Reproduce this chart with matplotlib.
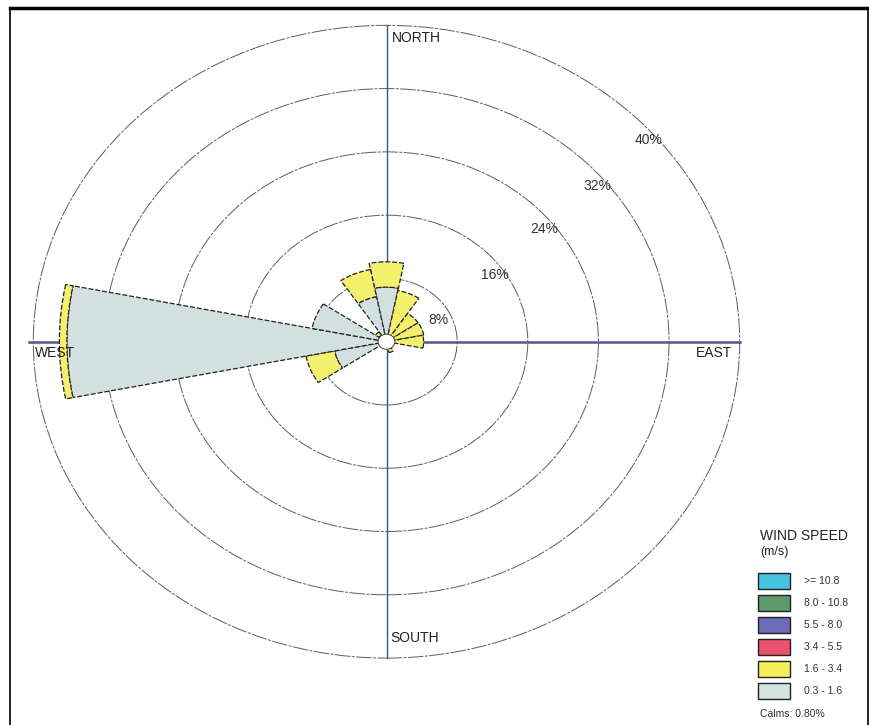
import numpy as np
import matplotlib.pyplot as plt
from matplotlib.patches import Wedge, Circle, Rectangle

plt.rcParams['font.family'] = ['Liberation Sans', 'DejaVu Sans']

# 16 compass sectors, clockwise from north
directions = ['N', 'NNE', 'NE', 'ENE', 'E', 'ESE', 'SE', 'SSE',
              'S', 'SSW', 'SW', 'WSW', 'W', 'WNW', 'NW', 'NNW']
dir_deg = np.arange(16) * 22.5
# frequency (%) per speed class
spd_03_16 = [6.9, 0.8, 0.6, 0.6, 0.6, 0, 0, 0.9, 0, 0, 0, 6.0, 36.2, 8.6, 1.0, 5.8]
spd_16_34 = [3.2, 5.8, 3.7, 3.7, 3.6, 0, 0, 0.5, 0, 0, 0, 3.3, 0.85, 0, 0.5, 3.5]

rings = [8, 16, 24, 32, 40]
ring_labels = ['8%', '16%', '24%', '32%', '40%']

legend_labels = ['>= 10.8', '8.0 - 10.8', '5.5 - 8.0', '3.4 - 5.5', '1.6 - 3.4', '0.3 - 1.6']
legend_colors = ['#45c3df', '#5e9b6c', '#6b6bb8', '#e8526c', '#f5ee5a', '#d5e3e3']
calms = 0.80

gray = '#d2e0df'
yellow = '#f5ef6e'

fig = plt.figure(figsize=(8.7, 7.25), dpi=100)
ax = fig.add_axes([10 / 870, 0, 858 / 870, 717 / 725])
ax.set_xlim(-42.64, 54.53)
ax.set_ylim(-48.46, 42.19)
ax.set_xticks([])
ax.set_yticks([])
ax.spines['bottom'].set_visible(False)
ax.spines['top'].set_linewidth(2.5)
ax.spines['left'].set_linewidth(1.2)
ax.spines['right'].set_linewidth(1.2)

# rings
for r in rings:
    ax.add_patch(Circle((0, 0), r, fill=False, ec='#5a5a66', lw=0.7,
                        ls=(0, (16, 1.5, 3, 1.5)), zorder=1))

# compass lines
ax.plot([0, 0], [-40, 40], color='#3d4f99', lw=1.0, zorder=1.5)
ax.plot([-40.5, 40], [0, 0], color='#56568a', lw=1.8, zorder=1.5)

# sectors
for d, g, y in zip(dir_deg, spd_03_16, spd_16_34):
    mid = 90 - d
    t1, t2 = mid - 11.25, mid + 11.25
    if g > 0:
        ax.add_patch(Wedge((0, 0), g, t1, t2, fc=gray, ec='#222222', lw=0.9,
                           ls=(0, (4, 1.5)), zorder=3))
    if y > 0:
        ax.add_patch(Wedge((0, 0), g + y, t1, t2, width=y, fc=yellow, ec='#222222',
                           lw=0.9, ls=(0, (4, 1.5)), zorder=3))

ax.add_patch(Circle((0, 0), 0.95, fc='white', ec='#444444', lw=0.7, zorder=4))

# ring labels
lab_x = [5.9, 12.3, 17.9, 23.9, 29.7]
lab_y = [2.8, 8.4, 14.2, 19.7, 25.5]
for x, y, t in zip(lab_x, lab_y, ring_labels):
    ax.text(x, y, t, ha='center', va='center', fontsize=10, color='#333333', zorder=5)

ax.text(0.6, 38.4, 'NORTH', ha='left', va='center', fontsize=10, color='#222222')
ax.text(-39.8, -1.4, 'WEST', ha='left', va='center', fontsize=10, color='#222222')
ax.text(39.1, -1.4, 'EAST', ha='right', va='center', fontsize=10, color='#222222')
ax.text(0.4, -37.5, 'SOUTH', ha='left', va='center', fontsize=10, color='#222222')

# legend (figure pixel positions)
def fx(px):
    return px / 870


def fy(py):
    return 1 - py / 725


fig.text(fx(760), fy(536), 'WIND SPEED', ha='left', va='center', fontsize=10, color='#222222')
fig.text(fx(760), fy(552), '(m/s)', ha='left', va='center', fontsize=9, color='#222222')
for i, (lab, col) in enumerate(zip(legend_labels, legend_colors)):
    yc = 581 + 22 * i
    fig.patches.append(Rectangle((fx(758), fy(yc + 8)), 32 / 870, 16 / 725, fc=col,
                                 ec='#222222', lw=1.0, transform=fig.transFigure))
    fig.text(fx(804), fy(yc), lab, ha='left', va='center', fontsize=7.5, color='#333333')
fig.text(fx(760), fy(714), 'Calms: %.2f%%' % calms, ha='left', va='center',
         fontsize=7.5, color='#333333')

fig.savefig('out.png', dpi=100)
● ● ● ● ● ● ●
**What you will do**
Transcribe the material exactly, and leave out whatever pictures it holds.

**Response**
Reproduce this chart with matplotlib.
import numpy as np
import matplotlib.pyplot as plt
from matplotlib.patches import Wedge, Circle, Rectangle

plt.rcParams['font.family'] = ['Liberation Sans', 'DejaVu Sans']

# 16 compass sectors, clockwise from north
directions = ['N', 'NNE', 'NE', 'ENE', 'E', 'ESE', 'SE', 'SSE',
              'S', 'SSW', 'SW', 'WSW', 'W', 'WNW', 'NW', 'NNW']
dir_deg = np.arange(16) * 22.5
# frequency (%) per speed class
spd_03_16 = [6.9, 0.8, 0.6, 0.6, 0.6, 0, 0, 0.9, 0, 0, 0, 6.0, 36.2, 8.6, 1.0, 5.8]
spd_16_34 = [3.2, 5.8, 3.7, 3.7, 3.6, 0, 0, 0.5, 0, 0, 0, 3.3, 0.85, 0, 0.5, 3.5]

rings = [8, 16, 24, 32, 40]
ring_labels = ['8%', '16%', '24%', '32%', '40%']

legend_labels = ['>= 10.8', '8.0 - 10.8', '5.5 - 8.0', '3.4 - 5.5', '1.6 - 3.4', '0.3 - 1.6']
legend_colors = ['#45c3df', '#5e9b6c', '#6b6bb8', '#e8526c', '#f5ee5a', '#d5e3e3']
calms = 0.80

gray = '#d2e0df'
yellow = '#f5ef6e'

fig = plt.figure(figsize=(8.7, 7.25), dpi=100)
ax = fig.add_axes([10 / 870, 0, 858 / 870, 717 / 725])
ax.set_xlim(-42.64, 54.53)
ax.set_ylim(-48.46, 42.19)
ax.set_xticks([])
ax.set_yticks([])
ax.spines['bottom'].set_visible(False)
ax.spines['top'].set_linewidth(2.5)
ax.spines['left'].set_linewidth(1.2)
ax.spines['right'].set_linewidth(1.2)

# rings
for r in rings:
    ax.add_patch(Circle((0, 0), r, fill=False, ec='#5a5a66', lw=0.7,
                        ls=(0, (16, 1.5, 3, 1.5)), zorder=1))

# compass lines
ax.plot([0, 0], [-40, 40], color='#3d4f99', lw=1.0, zorder=1.5)
ax.plot([-40.5, 40], [0, 0], color='#56568a', lw=1.8, zorder=1.5)

# sectors
for d, g, y in zip(dir_deg, spd_03_16, spd_16_34):
    mid = 90 - d
    t1, t2 = mid - 11.25, mid + 11.25
    if g > 0:
        ax.add_patch(Wedge((0, 0), g, t1, t2, fc=gray, ec='#222222', lw=0.9,
                           ls=(0, (4, 1.5)), zorder=3))
    if y > 0:
        ax.add_patch(Wedge((0, 0), g + y, t1, t2, width=y, fc=yellow, ec='#222222',
                           lw=0.9, ls=(0, (4, 1.5)), zorder=3))

ax.add_patch(Circle((0, 0), 0.95, fc='white', ec='#444444', lw=0.7, zorder=4))

# ring labels
lab_x = [5.9, 12.3, 17.9, 23.9, 29.7]
lab_y = [2.8, 8.4, 14.2, 19.7, 25.5]
for x, y, t in zip(lab_x, lab_y, ring_labels):
    ax.text(x, y, t, ha='center', va='center', fontsize=10, color='#333333', zorder=5)

ax.text(0.6, 38.4, 'NORTH', ha='left', va='center', fontsize=10, color='#222222')
ax.text(-39.8, -1.4, 'WEST', ha='left', va='center', fontsize=10, color='#222222')
ax.text(39.1, -1.4, 'EAST', ha='right', va='center', fontsize=10, color='#222222')
ax.text(0.4, -37.5, 'SOUTH', ha='left', va='center', fontsize=10, color='#222222')

# legend (figure pixel positions)
def fx(px):
    return px / 870


def fy(py):
    return 1 - py / 725


fig.text(fx(760), fy(536), 'WIND SPEED', ha='left', va='center', fontsize=10, color='#222222')
fig.text(fx(760), fy(552), '(m/s)', ha='left', va='center', fontsize=9, color='#222222')
for i, (lab, col) in enumerate(zip(legend_labels, legend_colors)):
    yc = 581 + 22 * i
    fig.patches.append(Rectangle((fx(758), fy(yc + 8)), 32 / 870, 16 / 725, fc=col,
                                 ec='#222222', lw=1.0, transform=fig.transFigure))
    fig.text(fx(804), fy(yc), lab, ha='left', va='center', fontsize=7.5, color='#333333')
fig.text(fx(760), fy(714), 'Calms: %.2f%%' % calms, ha='left', va='center',
         fontsize=7.5, color='#333333')

fig.savefig('out.png', dpi=100)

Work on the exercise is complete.